What you should do
Set the listing down again exactly, please, apart from its pictures.

━━━ Material ━━━

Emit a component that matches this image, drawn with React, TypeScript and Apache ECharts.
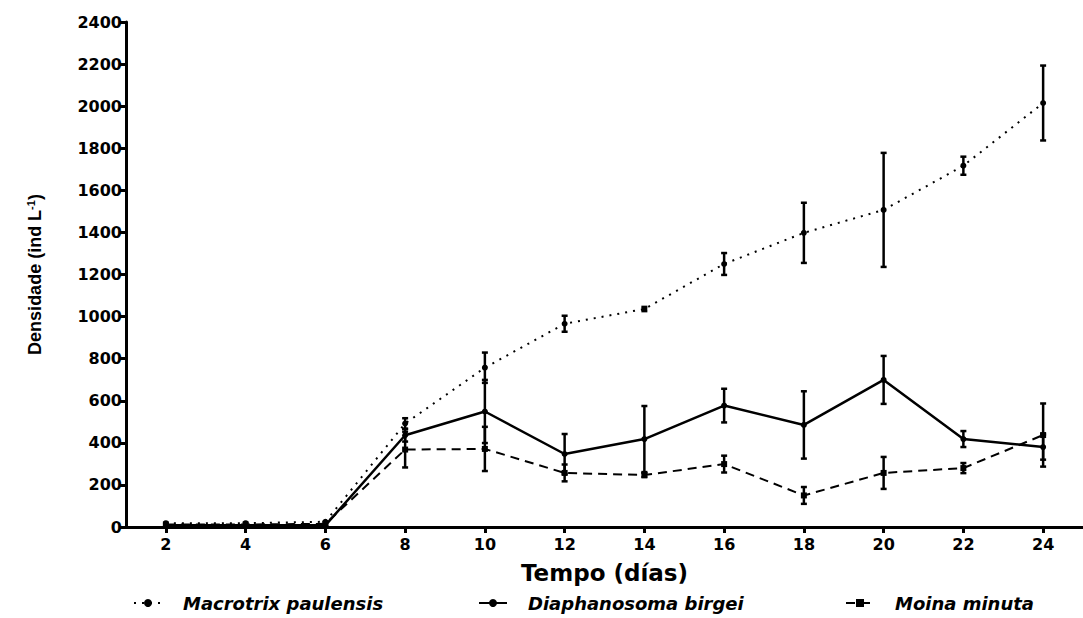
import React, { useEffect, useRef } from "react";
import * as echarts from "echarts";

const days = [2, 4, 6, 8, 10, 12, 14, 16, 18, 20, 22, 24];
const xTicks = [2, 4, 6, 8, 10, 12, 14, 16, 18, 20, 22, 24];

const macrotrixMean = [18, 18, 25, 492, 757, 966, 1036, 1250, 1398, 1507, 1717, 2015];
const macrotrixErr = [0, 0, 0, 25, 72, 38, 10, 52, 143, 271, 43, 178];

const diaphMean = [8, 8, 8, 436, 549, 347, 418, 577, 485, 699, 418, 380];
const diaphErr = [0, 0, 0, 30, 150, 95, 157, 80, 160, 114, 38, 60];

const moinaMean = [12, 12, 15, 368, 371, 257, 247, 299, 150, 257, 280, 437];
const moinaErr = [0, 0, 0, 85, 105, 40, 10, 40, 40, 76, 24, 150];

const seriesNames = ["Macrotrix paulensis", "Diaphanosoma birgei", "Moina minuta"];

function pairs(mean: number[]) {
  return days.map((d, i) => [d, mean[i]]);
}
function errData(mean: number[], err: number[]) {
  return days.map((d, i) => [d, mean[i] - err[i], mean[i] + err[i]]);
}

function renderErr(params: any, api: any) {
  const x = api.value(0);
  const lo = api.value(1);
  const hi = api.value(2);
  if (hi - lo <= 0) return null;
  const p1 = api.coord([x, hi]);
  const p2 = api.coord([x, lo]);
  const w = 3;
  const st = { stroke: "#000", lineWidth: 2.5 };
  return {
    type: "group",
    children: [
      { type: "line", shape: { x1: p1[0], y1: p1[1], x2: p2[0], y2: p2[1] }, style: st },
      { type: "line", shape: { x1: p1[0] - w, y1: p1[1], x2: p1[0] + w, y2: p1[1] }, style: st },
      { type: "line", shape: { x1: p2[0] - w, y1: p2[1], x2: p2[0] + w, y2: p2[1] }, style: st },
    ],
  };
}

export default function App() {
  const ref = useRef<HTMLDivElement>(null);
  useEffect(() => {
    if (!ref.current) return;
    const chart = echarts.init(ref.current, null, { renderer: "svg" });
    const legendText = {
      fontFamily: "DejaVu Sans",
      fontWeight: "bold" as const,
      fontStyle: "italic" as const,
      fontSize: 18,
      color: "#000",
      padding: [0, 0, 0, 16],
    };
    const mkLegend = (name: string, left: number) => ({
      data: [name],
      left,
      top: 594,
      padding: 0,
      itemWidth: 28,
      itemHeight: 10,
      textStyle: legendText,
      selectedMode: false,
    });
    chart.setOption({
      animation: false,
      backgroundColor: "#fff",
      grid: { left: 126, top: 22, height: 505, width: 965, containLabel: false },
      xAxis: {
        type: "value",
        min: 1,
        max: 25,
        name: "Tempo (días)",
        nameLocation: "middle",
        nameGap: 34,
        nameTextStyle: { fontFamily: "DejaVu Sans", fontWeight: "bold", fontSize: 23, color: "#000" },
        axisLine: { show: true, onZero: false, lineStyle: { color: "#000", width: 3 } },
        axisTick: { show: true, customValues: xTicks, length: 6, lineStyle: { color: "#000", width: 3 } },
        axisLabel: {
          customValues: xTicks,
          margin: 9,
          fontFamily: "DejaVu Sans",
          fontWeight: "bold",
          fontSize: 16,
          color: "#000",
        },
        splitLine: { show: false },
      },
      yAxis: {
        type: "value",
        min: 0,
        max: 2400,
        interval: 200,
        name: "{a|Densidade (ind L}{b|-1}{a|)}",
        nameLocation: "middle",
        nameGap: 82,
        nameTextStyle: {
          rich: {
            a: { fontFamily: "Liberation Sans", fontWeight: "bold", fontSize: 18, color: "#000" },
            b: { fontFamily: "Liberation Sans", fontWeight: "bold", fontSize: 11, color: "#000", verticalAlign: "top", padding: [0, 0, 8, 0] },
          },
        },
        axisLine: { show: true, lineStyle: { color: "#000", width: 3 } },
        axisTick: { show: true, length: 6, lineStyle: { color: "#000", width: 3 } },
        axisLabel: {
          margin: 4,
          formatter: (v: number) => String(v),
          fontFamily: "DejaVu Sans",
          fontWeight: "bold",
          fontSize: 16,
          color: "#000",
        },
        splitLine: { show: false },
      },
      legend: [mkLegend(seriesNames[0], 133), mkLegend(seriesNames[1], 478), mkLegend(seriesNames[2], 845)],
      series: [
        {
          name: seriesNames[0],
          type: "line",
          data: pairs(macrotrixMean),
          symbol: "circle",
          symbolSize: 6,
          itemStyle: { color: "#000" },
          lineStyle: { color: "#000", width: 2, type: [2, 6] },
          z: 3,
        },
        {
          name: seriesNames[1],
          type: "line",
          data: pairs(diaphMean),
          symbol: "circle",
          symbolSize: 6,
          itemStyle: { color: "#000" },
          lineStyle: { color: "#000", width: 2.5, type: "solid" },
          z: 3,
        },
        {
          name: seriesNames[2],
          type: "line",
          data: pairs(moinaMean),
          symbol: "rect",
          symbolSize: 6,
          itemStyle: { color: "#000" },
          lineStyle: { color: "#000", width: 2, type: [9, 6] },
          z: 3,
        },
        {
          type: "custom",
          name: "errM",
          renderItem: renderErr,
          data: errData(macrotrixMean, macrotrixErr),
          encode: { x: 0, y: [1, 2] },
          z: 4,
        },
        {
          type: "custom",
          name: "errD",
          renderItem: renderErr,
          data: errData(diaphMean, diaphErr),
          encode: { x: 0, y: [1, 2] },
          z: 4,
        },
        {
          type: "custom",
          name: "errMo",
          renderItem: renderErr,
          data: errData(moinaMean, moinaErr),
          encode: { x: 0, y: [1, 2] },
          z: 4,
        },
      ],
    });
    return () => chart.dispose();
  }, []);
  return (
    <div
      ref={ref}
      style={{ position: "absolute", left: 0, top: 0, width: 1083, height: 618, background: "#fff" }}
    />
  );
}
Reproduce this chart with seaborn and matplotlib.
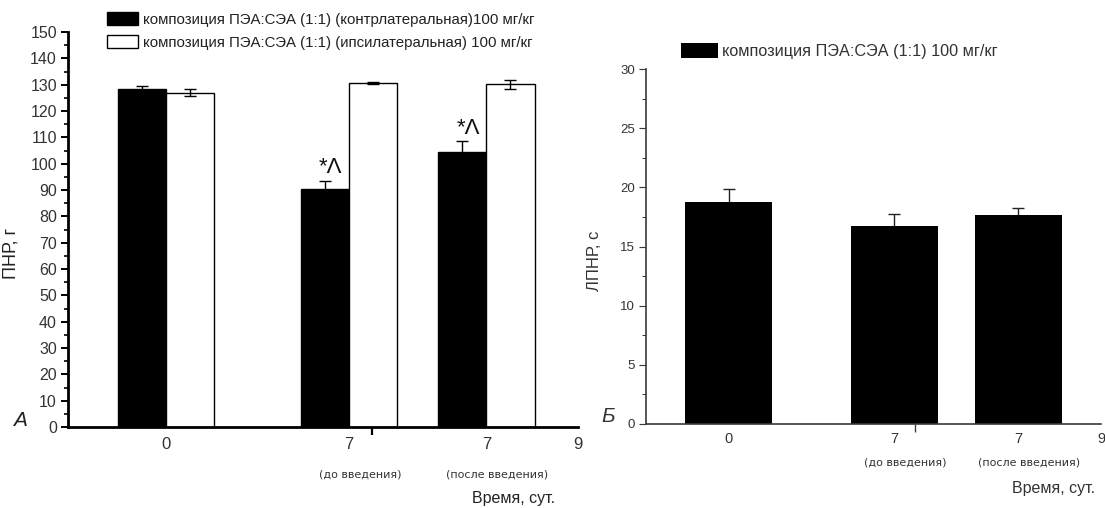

━━━

Completed task
Emit a component that matches this image, drawn with React, TypeScript and Apache ECharts.
import React, { useEffect, useRef } from "react";
import * as echarts from "echarts";

const days = [2, 4, 6, 8, 10, 12, 14, 16, 18, 20, 22, 24];
const xTicks = [2, 4, 6, 8, 10, 12, 14, 16, 18, 20, 22, 24];

const macrotrixMean = [18, 18, 25, 492, 757, 966, 1036, 1250, 1398, 1507, 1717, 2015];
const macrotrixErr = [0, 0, 0, 25, 72, 38, 10, 52, 143, 271, 43, 178];

const diaphMean = [8, 8, 8, 436, 549, 347, 418, 577, 485, 699, 418, 380];
const diaphErr = [0, 0, 0, 30, 150, 95, 157, 80, 160, 114, 38, 60];

const moinaMean = [12, 12, 15, 368, 371, 257, 247, 299, 150, 257, 280, 437];
const moinaErr = [0, 0, 0, 85, 105, 40, 10, 40, 40, 76, 24, 150];

const seriesNames = ["Macrotrix paulensis", "Diaphanosoma birgei", "Moina minuta"];

function pairs(mean: number[]) {
  return days.map((d, i) => [d, mean[i]]);
}
function errData(mean: number[], err: number[]) {
  return days.map((d, i) => [d, mean[i] - err[i], mean[i] + err[i]]);
}

function renderErr(params: any, api: any) {
  const x = api.value(0);
  const lo = api.value(1);
  const hi = api.value(2);
  if (hi - lo <= 0) return null;
  const p1 = api.coord([x, hi]);
  const p2 = api.coord([x, lo]);
  const w = 3;
  const st = { stroke: "#000", lineWidth: 2.5 };
  return {
    type: "group",
    children: [
      { type: "line", shape: { x1: p1[0], y1: p1[1], x2: p2[0], y2: p2[1] }, style: st },
      { type: "line", shape: { x1: p1[0] - w, y1: p1[1], x2: p1[0] + w, y2: p1[1] }, style: st },
      { type: "line", shape: { x1: p2[0] - w, y1: p2[1], x2: p2[0] + w, y2: p2[1] }, style: st },
    ],
  };
}

export default function App() {
  const ref = useRef<HTMLDivElement>(null);
  useEffect(() => {
    if (!ref.current) return;
    const chart = echarts.init(ref.current, null, { renderer: "svg" });
    const legendText = {
      fontFamily: "DejaVu Sans",
      fontWeight: "bold" as const,
      fontStyle: "italic" as const,
      fontSize: 18,
      color: "#000",
      padding: [0, 0, 0, 16],
    };
    const mkLegend = (name: string, left: number) => ({
      data: [name],
      left,
      top: 594,
      padding: 0,
      itemWidth: 28,
      itemHeight: 10,
      textStyle: legendText,
      selectedMode: false,
    });
    chart.setOption({
      animation: false,
      backgroundColor: "#fff",
      grid: { left: 126, top: 22, height: 505, width: 965, containLabel: false },
      xAxis: {
        type: "value",
        min: 1,
        max: 25,
        name: "Tempo (días)",
        nameLocation: "middle",
        nameGap: 34,
        nameTextStyle: { fontFamily: "DejaVu Sans", fontWeight: "bold", fontSize: 23, color: "#000" },
        axisLine: { show: true, onZero: false, lineStyle: { color: "#000", width: 3 } },
        axisTick: { show: true, customValues: xTicks, length: 6, lineStyle: { color: "#000", width: 3 } },
        axisLabel: {
          customValues: xTicks,
          margin: 9,
          fontFamily: "DejaVu Sans",
          fontWeight: "bold",
          fontSize: 16,
          color: "#000",
        },
        splitLine: { show: false },
      },
      yAxis: {
        type: "value",
        min: 0,
        max: 2400,
        interval: 200,
        name: "{a|Densidade (ind L}{b|-1}{a|)}",
        nameLocation: "middle",
        nameGap: 82,
        nameTextStyle: {
          rich: {
            a: { fontFamily: "Liberation Sans", fontWeight: "bold", fontSize: 18, color: "#000" },
            b: { fontFamily: "Liberation Sans", fontWeight: "bold", fontSize: 11, color: "#000", verticalAlign: "top", padding: [0, 0, 8, 0] },
          },
        },
        axisLine: { show: true, lineStyle: { color: "#000", width: 3 } },
        axisTick: { show: true, length: 6, lineStyle: { color: "#000", width: 3 } },
        axisLabel: {
          margin: 4,
          formatter: (v: number) => String(v),
          fontFamily: "DejaVu Sans",
          fontWeight: "bold",
          fontSize: 16,
          color: "#000",
        },
        splitLine: { show: false },
      },
      legend: [mkLegend(seriesNames[0], 133), mkLegend(seriesNames[1], 478), mkLegend(seriesNames[2], 845)],
      series: [
        {
          name: seriesNames[0],
          type: "line",
          data: pairs(macrotrixMean),
          symbol: "circle",
          symbolSize: 6,
          itemStyle: { color: "#000" },
          lineStyle: { color: "#000", width: 2, type: [2, 6] },
          z: 3,
        },
        {
          name: seriesNames[1],
          type: "line",
          data: pairs(diaphMean),
          symbol: "circle",
          symbolSize: 6,
          itemStyle: { color: "#000" },
          lineStyle: { color: "#000", width: 2.5, type: "solid" },
          z: 3,
        },
        {
          name: seriesNames[2],
          type: "line",
          data: pairs(moinaMean),
          symbol: "rect",
          symbolSize: 6,
          itemStyle: { color: "#000" },
          lineStyle: { color: "#000", width: 2, type: [9, 6] },
          z: 3,
        },
        {
          type: "custom",
          name: "errM",
          renderItem: renderErr,
          data: errData(macrotrixMean, macrotrixErr),
          encode: { x: 0, y: [1, 2] },
          z: 4,
        },
        {
          type: "custom",
          name: "errD",
          renderItem: renderErr,
          data: errData(diaphMean, diaphErr),
          encode: { x: 0, y: [1, 2] },
          z: 4,
        },
        {
          type: "custom",
          name: "errMo",
          renderItem: renderErr,
          data: errData(moinaMean, moinaErr),
          encode: { x: 0, y: [1, 2] },
          z: 4,
        },
      ],
    });
    return () => chart.dispose();
  }, []);
  return (
    <div
      ref={ref}
      style={{ position: "absolute", left: 0, top: 0, width: 1083, height: 618, background: "#fff" }}
    />
  );
}
Reproduce this chart with seaborn and matplotlib.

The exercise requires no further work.